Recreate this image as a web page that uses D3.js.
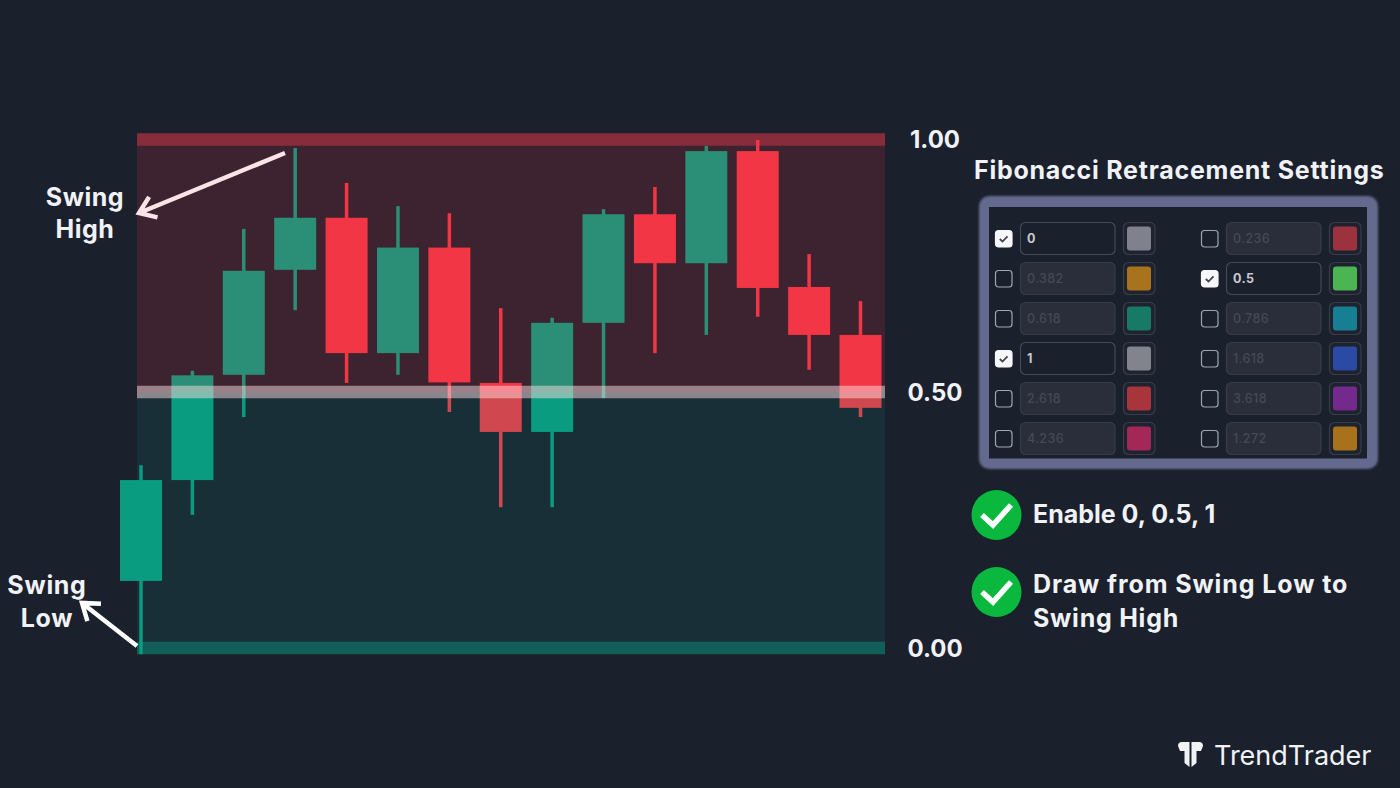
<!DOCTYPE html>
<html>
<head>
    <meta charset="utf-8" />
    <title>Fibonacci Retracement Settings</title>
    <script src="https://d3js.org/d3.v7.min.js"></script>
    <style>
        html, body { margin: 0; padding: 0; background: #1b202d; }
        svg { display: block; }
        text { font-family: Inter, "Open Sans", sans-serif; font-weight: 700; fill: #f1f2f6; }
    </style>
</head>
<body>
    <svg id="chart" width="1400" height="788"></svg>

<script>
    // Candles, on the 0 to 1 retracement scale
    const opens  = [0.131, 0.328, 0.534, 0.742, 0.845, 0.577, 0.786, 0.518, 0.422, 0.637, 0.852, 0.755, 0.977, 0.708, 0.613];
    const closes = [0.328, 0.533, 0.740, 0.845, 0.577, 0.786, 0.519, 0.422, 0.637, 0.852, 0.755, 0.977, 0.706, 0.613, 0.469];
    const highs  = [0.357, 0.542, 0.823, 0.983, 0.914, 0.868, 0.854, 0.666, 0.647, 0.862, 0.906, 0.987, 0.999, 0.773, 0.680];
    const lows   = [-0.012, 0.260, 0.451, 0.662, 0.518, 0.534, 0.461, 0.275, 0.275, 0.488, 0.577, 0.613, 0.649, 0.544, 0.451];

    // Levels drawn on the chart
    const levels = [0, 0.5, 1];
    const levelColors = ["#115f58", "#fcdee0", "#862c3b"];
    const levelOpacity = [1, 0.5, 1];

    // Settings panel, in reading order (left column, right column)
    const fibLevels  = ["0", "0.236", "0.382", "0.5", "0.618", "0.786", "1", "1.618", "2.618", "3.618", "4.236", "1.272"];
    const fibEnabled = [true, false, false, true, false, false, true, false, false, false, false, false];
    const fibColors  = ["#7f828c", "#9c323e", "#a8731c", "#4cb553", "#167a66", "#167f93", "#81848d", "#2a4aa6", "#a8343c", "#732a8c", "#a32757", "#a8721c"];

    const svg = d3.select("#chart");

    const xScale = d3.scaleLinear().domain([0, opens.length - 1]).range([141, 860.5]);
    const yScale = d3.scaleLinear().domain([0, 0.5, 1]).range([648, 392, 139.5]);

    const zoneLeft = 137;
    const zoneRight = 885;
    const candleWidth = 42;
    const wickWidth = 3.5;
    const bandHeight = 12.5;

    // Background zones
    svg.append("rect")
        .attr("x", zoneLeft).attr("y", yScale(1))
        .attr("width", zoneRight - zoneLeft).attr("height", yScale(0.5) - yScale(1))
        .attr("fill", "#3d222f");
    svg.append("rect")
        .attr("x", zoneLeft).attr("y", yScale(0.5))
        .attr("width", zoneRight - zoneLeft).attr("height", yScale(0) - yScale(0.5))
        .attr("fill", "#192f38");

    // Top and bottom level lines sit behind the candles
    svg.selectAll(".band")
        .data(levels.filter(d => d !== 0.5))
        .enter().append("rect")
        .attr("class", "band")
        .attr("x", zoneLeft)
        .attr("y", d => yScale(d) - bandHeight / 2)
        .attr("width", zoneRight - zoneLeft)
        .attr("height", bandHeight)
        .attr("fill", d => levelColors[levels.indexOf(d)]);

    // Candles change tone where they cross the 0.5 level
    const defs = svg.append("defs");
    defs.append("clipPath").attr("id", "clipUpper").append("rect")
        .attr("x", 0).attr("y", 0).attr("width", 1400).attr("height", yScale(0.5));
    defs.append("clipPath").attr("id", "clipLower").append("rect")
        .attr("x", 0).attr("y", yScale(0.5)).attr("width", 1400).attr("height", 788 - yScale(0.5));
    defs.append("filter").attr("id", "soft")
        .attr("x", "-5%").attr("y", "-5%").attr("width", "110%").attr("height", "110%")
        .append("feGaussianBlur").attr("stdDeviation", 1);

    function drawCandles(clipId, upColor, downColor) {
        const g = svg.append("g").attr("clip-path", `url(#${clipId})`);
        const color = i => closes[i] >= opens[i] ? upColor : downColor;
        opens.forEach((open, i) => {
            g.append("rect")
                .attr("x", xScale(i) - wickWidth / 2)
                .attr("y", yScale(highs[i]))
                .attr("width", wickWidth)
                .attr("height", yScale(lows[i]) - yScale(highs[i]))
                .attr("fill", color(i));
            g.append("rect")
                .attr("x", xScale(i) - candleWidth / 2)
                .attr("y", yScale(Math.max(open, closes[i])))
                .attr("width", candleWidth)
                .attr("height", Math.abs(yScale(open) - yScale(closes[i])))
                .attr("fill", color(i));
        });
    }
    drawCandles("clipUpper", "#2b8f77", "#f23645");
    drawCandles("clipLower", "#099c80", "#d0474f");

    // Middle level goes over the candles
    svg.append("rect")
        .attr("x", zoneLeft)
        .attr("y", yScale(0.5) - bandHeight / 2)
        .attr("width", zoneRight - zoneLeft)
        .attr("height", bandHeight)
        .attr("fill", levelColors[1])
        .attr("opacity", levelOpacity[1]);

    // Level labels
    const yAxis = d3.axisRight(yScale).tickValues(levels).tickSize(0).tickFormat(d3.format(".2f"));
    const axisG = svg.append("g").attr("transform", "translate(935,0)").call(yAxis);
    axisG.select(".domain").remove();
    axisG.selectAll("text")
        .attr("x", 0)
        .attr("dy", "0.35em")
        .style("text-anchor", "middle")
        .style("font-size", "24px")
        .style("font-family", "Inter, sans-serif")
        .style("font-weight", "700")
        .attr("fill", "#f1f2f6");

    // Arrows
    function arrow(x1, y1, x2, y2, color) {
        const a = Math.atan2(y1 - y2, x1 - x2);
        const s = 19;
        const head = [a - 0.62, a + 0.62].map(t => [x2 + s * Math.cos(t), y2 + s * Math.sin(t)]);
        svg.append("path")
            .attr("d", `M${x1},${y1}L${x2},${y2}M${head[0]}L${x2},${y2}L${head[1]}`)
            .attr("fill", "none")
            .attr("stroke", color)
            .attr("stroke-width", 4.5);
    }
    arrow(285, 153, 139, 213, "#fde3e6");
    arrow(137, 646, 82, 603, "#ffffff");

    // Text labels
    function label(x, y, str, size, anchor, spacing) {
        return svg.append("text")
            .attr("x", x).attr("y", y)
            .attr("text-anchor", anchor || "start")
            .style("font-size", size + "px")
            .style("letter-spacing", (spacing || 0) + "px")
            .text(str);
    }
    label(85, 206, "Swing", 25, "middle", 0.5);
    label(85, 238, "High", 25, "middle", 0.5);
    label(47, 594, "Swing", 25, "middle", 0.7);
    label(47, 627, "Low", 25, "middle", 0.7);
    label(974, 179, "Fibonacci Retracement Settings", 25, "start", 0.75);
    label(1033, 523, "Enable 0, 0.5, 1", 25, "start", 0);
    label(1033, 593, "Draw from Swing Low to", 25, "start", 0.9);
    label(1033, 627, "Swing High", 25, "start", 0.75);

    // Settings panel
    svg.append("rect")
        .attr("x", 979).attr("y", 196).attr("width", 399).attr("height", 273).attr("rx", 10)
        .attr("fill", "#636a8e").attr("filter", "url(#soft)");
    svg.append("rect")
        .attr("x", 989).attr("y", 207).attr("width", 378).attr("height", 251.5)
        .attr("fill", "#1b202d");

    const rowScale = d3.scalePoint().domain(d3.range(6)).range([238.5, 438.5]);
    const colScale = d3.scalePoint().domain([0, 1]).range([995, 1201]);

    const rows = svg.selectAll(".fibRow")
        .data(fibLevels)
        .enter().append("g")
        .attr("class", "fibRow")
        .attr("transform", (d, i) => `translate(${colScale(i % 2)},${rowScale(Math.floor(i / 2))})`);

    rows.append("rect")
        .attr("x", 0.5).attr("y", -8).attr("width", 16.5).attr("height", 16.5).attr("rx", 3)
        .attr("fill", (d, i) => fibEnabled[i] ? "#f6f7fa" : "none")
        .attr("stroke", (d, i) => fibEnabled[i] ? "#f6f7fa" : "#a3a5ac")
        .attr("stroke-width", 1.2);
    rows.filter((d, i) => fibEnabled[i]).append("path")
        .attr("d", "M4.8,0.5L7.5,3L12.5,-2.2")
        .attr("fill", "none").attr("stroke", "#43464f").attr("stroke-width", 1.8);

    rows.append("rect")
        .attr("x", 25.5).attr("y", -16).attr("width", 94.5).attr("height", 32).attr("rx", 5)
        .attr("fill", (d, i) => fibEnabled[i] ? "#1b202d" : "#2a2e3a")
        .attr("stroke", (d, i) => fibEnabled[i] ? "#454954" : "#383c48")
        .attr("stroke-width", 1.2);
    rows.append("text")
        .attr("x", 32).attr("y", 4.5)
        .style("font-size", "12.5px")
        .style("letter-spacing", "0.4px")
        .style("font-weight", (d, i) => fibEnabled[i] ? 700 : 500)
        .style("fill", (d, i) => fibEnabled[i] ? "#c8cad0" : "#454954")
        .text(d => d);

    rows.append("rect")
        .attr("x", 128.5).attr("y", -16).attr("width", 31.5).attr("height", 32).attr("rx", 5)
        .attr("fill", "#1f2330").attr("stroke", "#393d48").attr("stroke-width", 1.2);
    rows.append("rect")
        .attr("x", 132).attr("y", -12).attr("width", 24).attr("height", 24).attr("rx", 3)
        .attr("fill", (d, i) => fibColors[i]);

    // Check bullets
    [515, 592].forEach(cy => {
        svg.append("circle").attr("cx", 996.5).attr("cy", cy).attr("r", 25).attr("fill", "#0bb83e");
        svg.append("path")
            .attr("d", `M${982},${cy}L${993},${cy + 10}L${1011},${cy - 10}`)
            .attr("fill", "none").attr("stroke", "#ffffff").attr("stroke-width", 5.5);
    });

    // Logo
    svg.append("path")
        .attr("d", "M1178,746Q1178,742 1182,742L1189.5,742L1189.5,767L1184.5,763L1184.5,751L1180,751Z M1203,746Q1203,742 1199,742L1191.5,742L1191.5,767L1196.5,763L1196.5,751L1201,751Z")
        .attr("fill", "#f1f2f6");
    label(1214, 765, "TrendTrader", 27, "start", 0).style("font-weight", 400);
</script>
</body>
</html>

+ + + +

### To be done
Begin at the first line of the material and copy each line exactly through the one containing "const bandHeight = 12.5;". Omit pictures.

### Worked solution
Recreate this image as a web page that uses D3.js.
<!DOCTYPE html>
<html>
<head>
    <meta charset="utf-8" />
    <title>Fibonacci Retracement Settings</title>
    <script src="https://d3js.org/d3.v7.min.js"></script>
    <style>
        html, body { margin: 0; padding: 0; background: #1b202d; }
        svg { display: block; }
        text { font-family: Inter, "Open Sans", sans-serif; font-weight: 700; fill: #f1f2f6; }
    </style>
</head>
<body>
    <svg id="chart" width="1400" height="788"></svg>

<script>
    // Candles, on the 0 to 1 retracement scale
    const opens  = [0.131, 0.328, 0.534, 0.742, 0.845, 0.577, 0.786, 0.518, 0.422, 0.637, 0.852, 0.755, 0.977, 0.708, 0.613];
    const closes = [0.328, 0.533, 0.740, 0.845, 0.577, 0.786, 0.519, 0.422, 0.637, 0.852, 0.755, 0.977, 0.706, 0.613, 0.469];
    const highs  = [0.357, 0.542, 0.823, 0.983, 0.914, 0.868, 0.854, 0.666, 0.647, 0.862, 0.906, 0.987, 0.999, 0.773, 0.680];
    const lows   = [-0.012, 0.260, 0.451, 0.662, 0.518, 0.534, 0.461, 0.275, 0.275, 0.488, 0.577, 0.613, 0.649, 0.544, 0.451];

    // Levels drawn on the chart
    const levels = [0, 0.5, 1];
    const levelColors = ["#115f58", "#fcdee0", "#862c3b"];
    const levelOpacity = [1, 0.5, 1];

    // Settings panel, in reading order (left column, right column)
    const fibLevels  = ["0", "0.236", "0.382", "0.5", "0.618", "0.786", "1", "1.618", "2.618", "3.618", "4.236", "1.272"];
    const fibEnabled = [true, false, false, true, false, false, true, false, false, false, false, false];
    const fibColors  = ["#7f828c", "#9c323e", "#a8731c", "#4cb553", "#167a66", "#167f93", "#81848d", "#2a4aa6", "#a8343c", "#732a8c", "#a32757", "#a8721c"];

    const svg = d3.select("#chart");

    const xScale = d3.scaleLinear().domain([0, opens.length - 1]).range([141, 860.5]);
    const yScale = d3.scaleLinear().domain([0, 0.5, 1]).range([648, 392, 139.5]);

    const zoneLeft = 137;
    const zoneRight = 885;
    const candleWidth = 42;
    const wickWidth = 3.5;
    const bandHeight = 12.5;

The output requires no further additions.